Good metrics focus on conversion rates: how often do attacks turn into compromised accounts or data exposure?

- **Credential stuffing:** login failure velocity, ATO rate, password reset success anomalies, bot challenge pass/fail ratios.
- **Phishing:** user reporting rate, time-to-disable compromised accounts, MFA reset volume, conditional access block counts.
- **Skimmers:** checkout script change frequency, unauthorized script execution detections, POS network egress anomalies, time-to-rollback suspicious changes.
- **Response readiness:** mean time to detect (MTTD) and mean time to contain (MTTC) for account compromise and checkout integrity incidents.

Use these measures to decide where to strengthen friction (step-up auth, bot challenges) without degrading legitimate customer experience.

## FAQs

### What are the most common retail breach entry points?

For many retail organizations, the most frequent entry points are credential abuse against customer or employee accounts, phishing-driven credential theft or malware, and payment-data collection via web or POS skimmers. These paths scale well for attackers and often exploit inconsistent identity and monitoring controls.

### Why does credential stuffing hit retailers so hard?

Retail accounts often have stored value (loyalty points, gift cards) and enable fast monetization through reshipping and fraud. If login and password reset endpoints aren’t protected with bot mitigation, rate limiting, and step-up authentication, attackers can test large credential lists quickly and quietly.

### How can we reduce phishing without relying only on training?

Pair role-based training with enforceable technical controls: phishing-resistant MFA for privileged access, conditional access policies, hardened help desk identity verification, and least privilege.

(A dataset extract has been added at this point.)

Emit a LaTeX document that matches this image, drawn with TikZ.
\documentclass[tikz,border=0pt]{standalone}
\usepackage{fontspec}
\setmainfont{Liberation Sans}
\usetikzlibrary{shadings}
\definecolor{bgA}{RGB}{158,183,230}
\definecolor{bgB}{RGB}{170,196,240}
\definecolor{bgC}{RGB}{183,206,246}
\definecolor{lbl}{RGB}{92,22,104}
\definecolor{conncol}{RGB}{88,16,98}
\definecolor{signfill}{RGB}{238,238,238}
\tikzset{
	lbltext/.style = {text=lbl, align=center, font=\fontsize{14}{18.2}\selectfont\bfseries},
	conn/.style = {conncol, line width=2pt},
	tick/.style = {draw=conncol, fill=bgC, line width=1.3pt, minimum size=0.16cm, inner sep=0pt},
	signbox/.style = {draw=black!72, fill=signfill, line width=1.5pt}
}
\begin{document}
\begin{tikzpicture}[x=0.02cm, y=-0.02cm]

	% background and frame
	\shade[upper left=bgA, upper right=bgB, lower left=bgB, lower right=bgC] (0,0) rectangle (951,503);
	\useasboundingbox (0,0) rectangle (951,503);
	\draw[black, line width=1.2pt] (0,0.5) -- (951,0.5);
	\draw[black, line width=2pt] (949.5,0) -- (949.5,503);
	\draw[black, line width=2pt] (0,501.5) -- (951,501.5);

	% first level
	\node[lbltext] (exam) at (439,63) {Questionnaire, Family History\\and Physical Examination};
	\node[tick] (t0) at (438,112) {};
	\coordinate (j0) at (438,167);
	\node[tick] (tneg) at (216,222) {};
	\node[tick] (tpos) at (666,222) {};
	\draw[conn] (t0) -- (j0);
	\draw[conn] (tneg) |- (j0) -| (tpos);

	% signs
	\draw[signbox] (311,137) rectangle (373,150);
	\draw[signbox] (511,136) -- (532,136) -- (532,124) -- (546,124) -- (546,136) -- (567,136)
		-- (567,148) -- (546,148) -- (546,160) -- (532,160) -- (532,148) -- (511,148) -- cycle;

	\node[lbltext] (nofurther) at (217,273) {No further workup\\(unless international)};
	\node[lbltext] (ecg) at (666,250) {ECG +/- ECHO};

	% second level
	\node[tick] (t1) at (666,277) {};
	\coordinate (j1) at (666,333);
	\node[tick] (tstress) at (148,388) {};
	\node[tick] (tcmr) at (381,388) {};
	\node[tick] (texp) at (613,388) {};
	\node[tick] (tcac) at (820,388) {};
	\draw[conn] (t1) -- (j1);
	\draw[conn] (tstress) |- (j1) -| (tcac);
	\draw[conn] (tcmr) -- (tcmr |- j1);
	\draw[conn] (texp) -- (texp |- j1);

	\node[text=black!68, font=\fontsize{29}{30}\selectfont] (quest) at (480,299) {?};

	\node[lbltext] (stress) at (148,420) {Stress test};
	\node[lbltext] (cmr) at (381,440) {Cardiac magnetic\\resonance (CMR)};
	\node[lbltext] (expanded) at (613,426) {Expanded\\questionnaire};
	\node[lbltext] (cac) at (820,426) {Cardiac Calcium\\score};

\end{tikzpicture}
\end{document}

Training helps, but strong authentication and access control prevent a single phish from becoming a breach.

### What is the fastest way to reduce skimmer risk on e-commerce checkout?

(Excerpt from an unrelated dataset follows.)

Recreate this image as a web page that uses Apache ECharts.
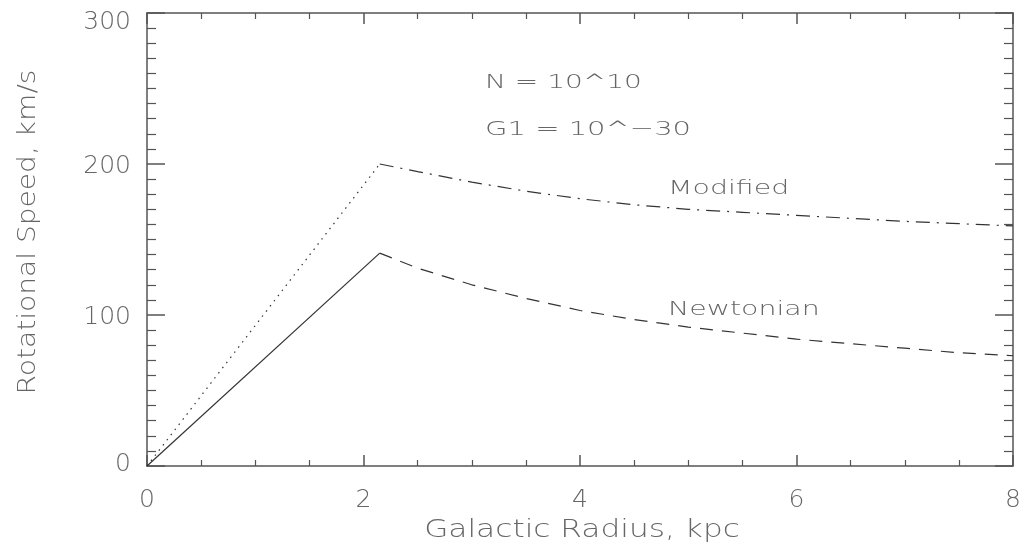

Start by reducing and tightly governing third-party scripts on checkout, implementing strict change control with rapid rollback, and monitoring for unexpected script execution or file changes. The goal is to make unauthorized injection difficult and to detect anomalies quickly before significant card data exposure occurs.

### How should retailers use retail cybersecurity breach statistics internally?

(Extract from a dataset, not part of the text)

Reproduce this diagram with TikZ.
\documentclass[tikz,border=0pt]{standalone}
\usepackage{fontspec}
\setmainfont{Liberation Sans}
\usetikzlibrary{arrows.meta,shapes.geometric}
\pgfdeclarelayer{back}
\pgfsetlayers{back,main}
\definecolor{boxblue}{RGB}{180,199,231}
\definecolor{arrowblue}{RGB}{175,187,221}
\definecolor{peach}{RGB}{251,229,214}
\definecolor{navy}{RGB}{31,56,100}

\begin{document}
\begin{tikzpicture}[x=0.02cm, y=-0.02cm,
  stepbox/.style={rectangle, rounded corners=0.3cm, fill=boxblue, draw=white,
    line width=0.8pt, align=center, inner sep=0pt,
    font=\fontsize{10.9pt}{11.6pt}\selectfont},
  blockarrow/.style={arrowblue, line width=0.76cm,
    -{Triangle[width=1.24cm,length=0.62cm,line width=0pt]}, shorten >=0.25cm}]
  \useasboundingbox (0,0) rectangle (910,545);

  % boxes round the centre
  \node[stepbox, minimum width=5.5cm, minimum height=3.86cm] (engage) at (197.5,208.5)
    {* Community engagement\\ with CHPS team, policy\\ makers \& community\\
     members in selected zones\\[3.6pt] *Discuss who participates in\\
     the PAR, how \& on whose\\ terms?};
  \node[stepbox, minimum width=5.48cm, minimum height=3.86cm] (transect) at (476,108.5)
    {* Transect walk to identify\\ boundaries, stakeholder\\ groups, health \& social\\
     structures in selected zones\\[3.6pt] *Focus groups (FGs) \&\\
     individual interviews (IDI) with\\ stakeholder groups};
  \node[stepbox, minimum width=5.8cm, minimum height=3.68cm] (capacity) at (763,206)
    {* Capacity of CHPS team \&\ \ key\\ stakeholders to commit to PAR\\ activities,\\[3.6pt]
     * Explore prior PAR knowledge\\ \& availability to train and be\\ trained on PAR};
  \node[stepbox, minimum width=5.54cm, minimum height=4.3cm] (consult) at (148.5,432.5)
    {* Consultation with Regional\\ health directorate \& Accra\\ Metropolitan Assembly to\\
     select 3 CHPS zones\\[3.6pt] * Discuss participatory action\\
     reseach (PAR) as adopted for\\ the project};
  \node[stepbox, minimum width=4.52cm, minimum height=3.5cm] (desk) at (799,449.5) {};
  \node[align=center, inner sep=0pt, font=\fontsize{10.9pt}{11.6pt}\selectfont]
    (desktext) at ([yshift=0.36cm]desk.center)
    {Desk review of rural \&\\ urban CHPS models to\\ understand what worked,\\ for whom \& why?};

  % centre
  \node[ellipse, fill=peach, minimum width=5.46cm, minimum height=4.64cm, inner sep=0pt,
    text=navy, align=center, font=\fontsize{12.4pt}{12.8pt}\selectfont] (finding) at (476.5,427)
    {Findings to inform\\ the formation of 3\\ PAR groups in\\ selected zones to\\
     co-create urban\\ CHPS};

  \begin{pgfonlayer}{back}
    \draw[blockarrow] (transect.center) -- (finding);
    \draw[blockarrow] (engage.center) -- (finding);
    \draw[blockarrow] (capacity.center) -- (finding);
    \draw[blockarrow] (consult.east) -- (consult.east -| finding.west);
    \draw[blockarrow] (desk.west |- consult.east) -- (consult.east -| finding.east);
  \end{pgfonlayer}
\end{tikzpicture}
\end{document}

Use retail cybersecurity breach statistics to prioritize control investment around the highest-likelihood breach paths (identity and payment-data exposure). Translate patterns into measurable objectives, such as reducing ATO rates, improving time-to-contain, and increasing coverage of phishing-resistant MFA and checkout integrity monitoring.

## Closing: Build defenses around the breach paths that repeat

Retail attackers tend to reuse what works: stolen credentials, social engineering, and skimming. If your program aligns identity security, fraud signals, checkout integrity, segmentation, and fast containment, you will reduce the chance that common attacks become costly breaches—and your numbers will improve in the metrics that matter most.